The art department painted a zoo of animals on the floors of the Novi Home and Garden Show, giving students a taste of what a professional job in the arts is like.
“It was fun because it was the first time we kind of got to work in a group and work out how to draw something big like that in an actual professional environment,” junior Connor Tran said.
The Novi Home and Garden Show is a spring convention that allows professionals to display their work to potential customers. In early January they contacted art teacher Jennifer Ramirez about working the event.
“I was kind of skeptical and like, ‘oh what do they want,’ but I answered and said, ‘I’m kind of intrigued by what you’re saying, but let’s talk’,” Ramirez said.
The head of the event and Ramirez bounced ideas off one another about the murals before they got to work. On Wednesday, April 3, the students assisted from 7 a.m. to 3 p.m. painting different animals. About 10 students were brought along to help paint.
“This was the first kind of art feature of mine, and it was really cool because it was professional work,” junior Braeden Sanborn said.
Despite this being a smaller project in comparison to earlier projects, Ramirez participated in the event from past years. The job still stood apart with its own difficulties.

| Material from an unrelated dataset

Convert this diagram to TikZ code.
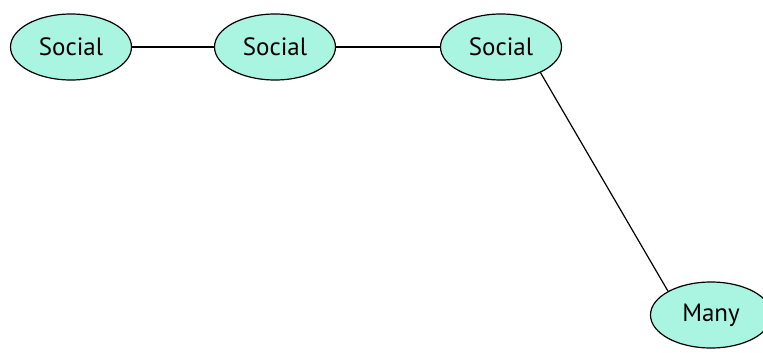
\documentclass[tikz,border=0pt]{standalone}
\usepackage{fontspec}
\setmainfont{PT Sans}
\usetikzlibrary{shapes.geometric}
\definecolor{aqua}{RGB}{170,245,225}
\tikzset{
  ent/.style={ellipse, draw=black, line width=1.2pt, fill=aqua, minimum width=121pt, minimum height=66pt, inner sep=0pt, font=\fontsize{25}{28}\selectfont},
  link/.style={draw=black, line width=1.2pt}
}
\begin{document}
\begin{tikzpicture}[x=1pt,y=-1pt]
\useasboundingbox (0,0) rectangle (763,353);
\node[ent] (s1) at (71,47) {Social};
\node[ent] (s2) at (275,47) {Social};
\node[ent] (s3) at (501,47) {Social};
\node[ent] (m) at (711,315) {Many};
\draw[link] (s1) -- (s2);
\draw[link] (s2) -- (s3);
\draw[link] (s3.-33) -- (m.151);
\end{tikzpicture}
\end{document}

“They (the workers) were driving golf carts around there and we had caution tape on our painted animals and the workers there, moved the caution tape and drove over some of our animals,” senior Avery Lemley said. “So that made us kind of mad, but other than that it was really fun.”

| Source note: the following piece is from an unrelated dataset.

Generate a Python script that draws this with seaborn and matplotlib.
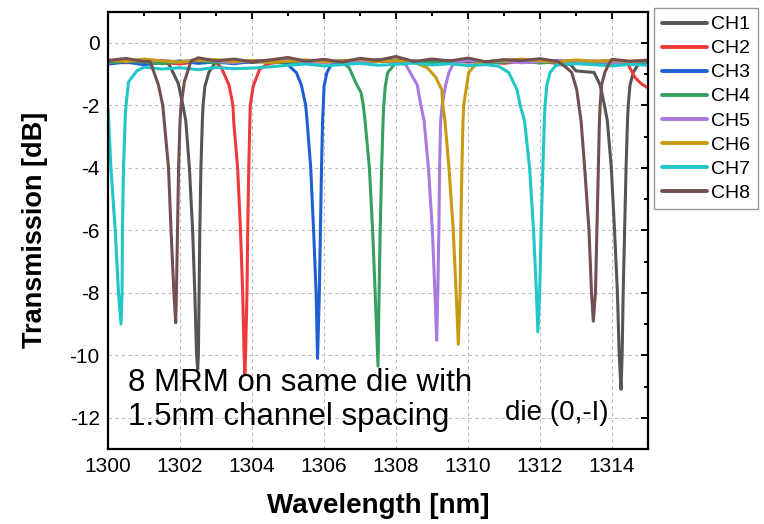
import numpy as np
import pandas as pd
import matplotlib
matplotlib.use("Agg")
import matplotlib.pyplot as plt
from matplotlib.ticker import MultipleLocator
import seaborn as sns

channels = ["CH1", "CH2", "CH3", "CH4", "CH5", "CH6", "CH7", "CH8"]
colors = ["#555555", "#ee3a3a", "#1f5fd4", "#36a060", "#a97ae0", "#c89a12", "#20c6c8", "#73504f"]

# baseline (out of resonance) transmission, sampled every 0.5 nm from 1300 to 1315
base_x = [1300.0 + 0.5 * i for i in range(31)]
base_y = {
    "CH1": [-0.62, -0.58, -0.66, -0.60, -0.55, -0.64, -0.60, -0.57, -0.63, -0.59, -0.66, -0.56, -0.61, -0.58, -0.64, -0.60,
            -0.55, -0.62, -0.59, -0.65, -0.58, -0.61, -0.56, -0.63, -0.60, -0.66, -0.62, -0.70, -0.65, -0.62, -0.60],
    "CH2": [-0.60, -0.64, -0.57, -0.62, -0.68, -0.59, -0.63, -0.55, -0.61, -0.66, -0.58, -0.62, -0.57, -0.64, -0.60, -0.56,
            -0.63, -0.59, -0.65, -0.57, -0.62, -0.60, -0.66, -0.58, -0.61, -0.64, -0.57, -0.63, -0.60, -0.62, -0.65],
    "CH3": [-0.68, -0.62, -0.70, -0.63, -0.58, -0.66, -0.61, -0.67, -0.60, -0.56, -0.63, -0.59, -0.65, -0.57, -0.61, -0.54,
            -0.60, -0.64, -0.57, -0.62, -0.58, -0.66, -0.60, -0.55, -0.63, -0.59, -0.64, -0.61, -0.57, -0.63, -0.60],
    "CH4": [-0.64, -0.59, -0.62, -0.67, -0.60, -0.57, -0.65, -0.61, -0.58, -0.63, -0.60, -0.66, -0.59, -0.62, -0.56, -0.64,
            -0.60, -0.58, -0.63, -0.61, -0.57, -0.64, -0.62, -0.59, -0.65, -0.60, -0.57, -0.62, -0.66, -0.60, -0.63],
    "CH5": [-0.58, -0.54, -0.60, -0.56, -0.62, -0.52, -0.59, -0.63, -0.57, -0.61, -0.55, -0.60, -0.64, -0.58, -0.62, -0.56,
            -0.61, -0.57, -0.63, -0.59, -0.55, -0.62, -0.58, -0.64, -0.60, -0.56, -0.61, -0.58, -0.63, -0.60, -0.57],
    "CH6": [-0.55, -0.60, -0.52, -0.58, -0.62, -0.56, -0.54, -0.60, -0.57, -0.63, -0.59, -0.55, -0.61, -0.58, -0.53, -0.60,
            -0.57, -0.62, -0.56, -0.59, -0.54, -0.60, -0.57, -0.52, -0.58, -0.61, -0.55, -0.59, -0.56, -0.60, -0.55],
    "CH7": [-0.80, -0.82, -0.78, -0.84, -0.80, -0.86, -0.79, -0.83, -0.81, -0.77, -0.72, -0.68, -0.74, -0.70, -0.66, -0.72,
            -0.69, -0.65, -0.71, -0.67, -0.73, -0.70, -0.66, -0.72, -0.68, -0.71, -0.67, -0.70, -0.74, -0.69, -0.72],
    "CH8": [-0.57, -0.50, -0.60, -0.53, -0.62, -0.48, -0.58, -0.52, -0.61, -0.55, -0.47, -0.59, -0.53, -0.62, -0.50, -0.56,
            -0.44, -0.60, -0.52, -0.58, -0.49, -0.61, -0.54, -0.57, -0.51, -0.60, -0.55, -0.62, -0.53, -0.59, -0.56],
}

# resonance dips: (wavelength list, transmission list) per dip
dips = {
    "CH1": [
        ([1301.70, 1301.95, 1302.08, 1302.16, 1302.26, 1302.35, 1302.41, 1302.46, 1302.49, 1302.51, 1302.53, 1302.55,
          1302.58, 1302.62, 1302.64, 1302.69, 1302.80, 1302.97],
         [-0.70, -1.30, -2.00, -2.50, -4.00, -6.00, -8.00, -10.00, -10.45, -10.00, -8.00, -6.00,
          -4.00, -2.50, -2.00, -1.40, -0.95, -0.65]),
        ([1312.85, 1313.00, 1313.50, 1313.67, 1313.79, 1313.87, 1313.98, 1314.07, 1314.15, 1314.20, 1314.25, 1314.28,
          1314.31, 1314.35, 1314.39, 1314.43, 1314.45, 1314.50, 1314.59, 1314.72],
         [-0.70, -0.90, -0.95, -1.35, -2.00, -2.50, -4.00, -6.00, -8.00, -10.00, -11.09, -10.00,
          -8.00, -6.00, -4.00, -2.50, -2.00, -1.35, -0.95, -0.70]),
    ],
    "CH2": [
        ([1303.15, 1303.36, 1303.47, 1303.49, 1303.60, 1303.68, 1303.74, 1303.78, 1303.80, 1303.82, 1303.86, 1303.88,
          1303.91, 1303.94, 1303.95, 1304.03, 1304.21, 1304.40],
         [-0.80, -1.35, -2.00, -2.50, -4.00, -6.00, -8.00, -10.00, -10.60, -10.00, -8.00, -6.00,
          -4.00, -2.50, -2.00, -1.40, -0.85, -0.70]),
        ([1314.45, 1314.63, 1314.80, 1315.00],
         [-0.70, -1.10, -1.30, -1.45]),
    ],
    "CH3": [
        ([1305.04, 1305.23, 1305.37, 1305.49, 1305.53, 1305.63, 1305.71, 1305.78, 1305.82, 1305.87, 1305.90, 1305.93,
          1305.96, 1305.98, 1306.00, 1306.08, 1306.20],
         [-0.75, -0.95, -1.35, -2.00, -2.50, -4.00, -6.00, -8.00, -10.10, -8.00, -6.00, -4.00,
          -2.50, -2.00, -1.40, -0.95, -0.70]),
    ],
    "CH4": [
        ([1306.70, 1306.89, 1307.03, 1307.09, 1307.14, 1307.26, 1307.35, 1307.42, 1307.50, 1307.53, 1307.56, 1307.60,
          1307.64, 1307.66, 1307.70, 1307.77, 1307.95],
         [-0.80, -1.30, -1.60, -2.00, -2.50, -4.00, -6.00, -8.00, -10.35, -8.00, -6.00, -4.00,
          -2.50, -2.00, -1.40, -0.95, -0.70]),
    ],
    "CH5": [
        ([1308.27, 1308.59, 1308.69, 1308.78, 1308.90, 1309.01, 1309.08, 1309.13, 1309.16, 1309.19, 1309.21, 1309.24,
          1309.28, 1309.38, 1309.47, 1309.60],
         [-0.70, -1.35, -2.00, -2.50, -4.00, -6.00, -8.00, -9.52, -8.00, -6.00, -4.00, -2.50,
          -2.00, -1.35, -0.95, -0.65]),
    ],
    "CH6": [
        ([1308.87, 1309.10, 1309.27, 1309.30, 1309.36, 1309.47, 1309.59, 1309.67, 1309.73, 1309.78, 1309.80, 1309.83,
          1309.86, 1309.88, 1310.02, 1310.20],
         [-0.80, -1.10, -1.50, -2.00, -2.50, -4.00, -6.00, -8.00, -9.65, -8.00, -6.00, -4.00,
          -2.50, -2.00, -0.95, -0.70]),
    ],
    "CH7": [
        ([1300.00, 1300.08, 1300.20, 1300.29, 1300.36, 1300.39, 1300.40, 1300.43, 1300.48, 1300.50, 1300.57, 1300.80],
         [-2.10, -4.00, -6.00, -8.00, -9.00, -8.00, -6.00, -4.00, -2.30, -2.00, -1.25, -0.90]),
        ([1310.85, 1311.13, 1311.36, 1311.45, 1311.57, 1311.71, 1311.82, 1311.90, 1311.94, 1311.99, 1312.03, 1312.08,
          1312.12, 1312.14, 1312.19, 1312.28, 1312.46],
         [-0.75, -0.95, -1.50, -2.00, -2.50, -4.00, -6.00, -8.00, -9.25, -8.00, -6.00, -4.00,
          -2.50, -2.00, -1.35, -0.95, -0.70]),
    ],
    "CH8": [
        ([1301.17, 1301.40, 1301.52, 1301.60, 1301.68, 1301.75, 1301.83, 1301.88, 1301.90, 1301.93, 1301.96, 1302.00,
          1302.03, 1302.12, 1302.30],
         [-0.60, -1.35, -2.00, -3.00, -4.00, -6.00, -8.00, -8.96, -8.00, -6.00, -4.00, -2.50,
          -2.00, -1.25, -0.60]),
        ([1312.74, 1312.88, 1313.02, 1313.08, 1313.14, 1313.24, 1313.36, 1313.43, 1313.48, 1313.54, 1313.58, 1313.62,
          1313.65, 1313.67, 1313.71, 1313.80, 1313.90],
         [-0.80, -0.95, -1.50, -2.00, -2.50, -4.00, -6.00, -8.00, -8.91, -8.00, -6.00, -4.00,
          -2.50, -2.00, -1.35, -0.95, -0.70]),
    ],
}

# long-form table: baseline samples outside the dips + the dip points
rows = []
for ch in channels:
    spans = [(d[0][0], d[0][-1]) for d in dips[ch]]
    for x, y in zip(base_x, base_y[ch]):
        if not any(a <= x <= b for a, b in spans):
            rows.append((ch, x, y))
    for xs, ys in dips[ch]:
        for x, y in zip(xs, ys):
            rows.append((ch, x, y))
df = pd.DataFrame(rows, columns=["channel", "wavelength", "transmission"])

sns.set_style("white")
plt.rcParams["font.family"] = ["Liberation Sans", "DejaVu Sans"]
plt.rcParams["axes.unicode_minus"] = False
plt.rcParams["text.color"] = "black"
plt.rcParams["axes.labelcolor"] = "black"
plt.rcParams["xtick.color"] = "black"
plt.rcParams["ytick.color"] = "black"

fig = plt.figure(figsize=(7.64, 5.24), dpi=100)
ax = fig.add_axes([0.1414, 0.1431, 0.7068, 0.8349])

sns.lineplot(data=df, x="wavelength", y="transmission", hue="channel", hue_order=channels,
             palette=colors, estimator=None, sort=True, linewidth=2.2, ax=ax)

ax.set_xlim(1300, 1315)
ax.set_ylim(-13, 1)
ax.xaxis.set_major_locator(MultipleLocator(2))
ax.xaxis.set_minor_locator(MultipleLocator(1))
ax.yaxis.set_major_locator(MultipleLocator(2))
ax.yaxis.set_minor_locator(MultipleLocator(1))
ax.grid(True, which="major", linestyle=(0, (3, 3)), color="#bdbdbd", linewidth=0.8)
ax.tick_params(which="both", direction="in", top=True, right=True, width=1.4, colors="black")
ax.tick_params(which="major", length=5)
ax.tick_params(which="minor", length=3)
ax.tick_params(axis="x", labelsize=15, pad=6)
ax.tick_params(axis="y", labelsize=15, pad=6)
for s in ax.spines.values():
    s.set_linewidth(1.6)
    s.set_color("black")

ax.set_xlabel("Wavelength [nm]", fontsize=20, fontweight="bold")
ax.set_ylabel("Transmission [dB]", fontsize=19.5, fontweight="bold")
ax.xaxis.set_label_coords(0.5, -0.1)
ax.yaxis.set_label_coords(-0.111, 0.5)

ax.text(0.037, 0.112, "8 MRM on same die with\n1.5nm channel spacing", transform=ax.transAxes,
        fontsize=22.5, ha="left", va="center", linespacing=1.2)
ax.text(0.831, 0.082, "die (0,-I)", transform=ax.transAxes, fontsize=20, ha="center", va="center",
        family=["Liberation Sans Narrow", "Liberation Sans"])

handles, labels = ax.get_legend_handles_labels()
ax.get_legend().remove()
leg = fig.legend(handles, labels, loc="upper left", bbox_to_anchor=(654 / 764, 1 - 8 / 524),
                 bbox_transform=fig.transFigure, borderaxespad=0, fancybox=False, framealpha=1,
                 edgecolor="#999999", fontsize=14, handlelength=2.3, handletextpad=0.25,
                 labelspacing=0.33, borderpad=0.4)
leg.get_frame().set_linewidth(1.0)
for h in leg.legend_handles:
    h.set_linewidth(2.8)

fig.savefig("out.png", dpi=100)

Ramirez returned Wednesday night and worked for an additional five hours. She then returned the following day along with colleague Nancy Druia to finish up the murals where they ended up working until one in the morning.
“The whole thing was like walking around to see what other people were doing and having them see what you were doing was really fun,” Tran said.
After the months of planning and days of work Ramirez was happy with the result. During that weekend customers saw the spider, possum, squirrel, fox and several other animals created by the Eisenhower arts department.
“The whole thing,” Tran said, “walking around to see what other people were doing and having them see what you were doing was really fun.”
“It was different in the sense that we had to do a lot of experimentation to figure out how to paint on the floor without leaving a mark on the floor,” Ramirez said. “We ended up putting a very thin sheet of plastic down that stuck to the floor, and then we painted on top of that.”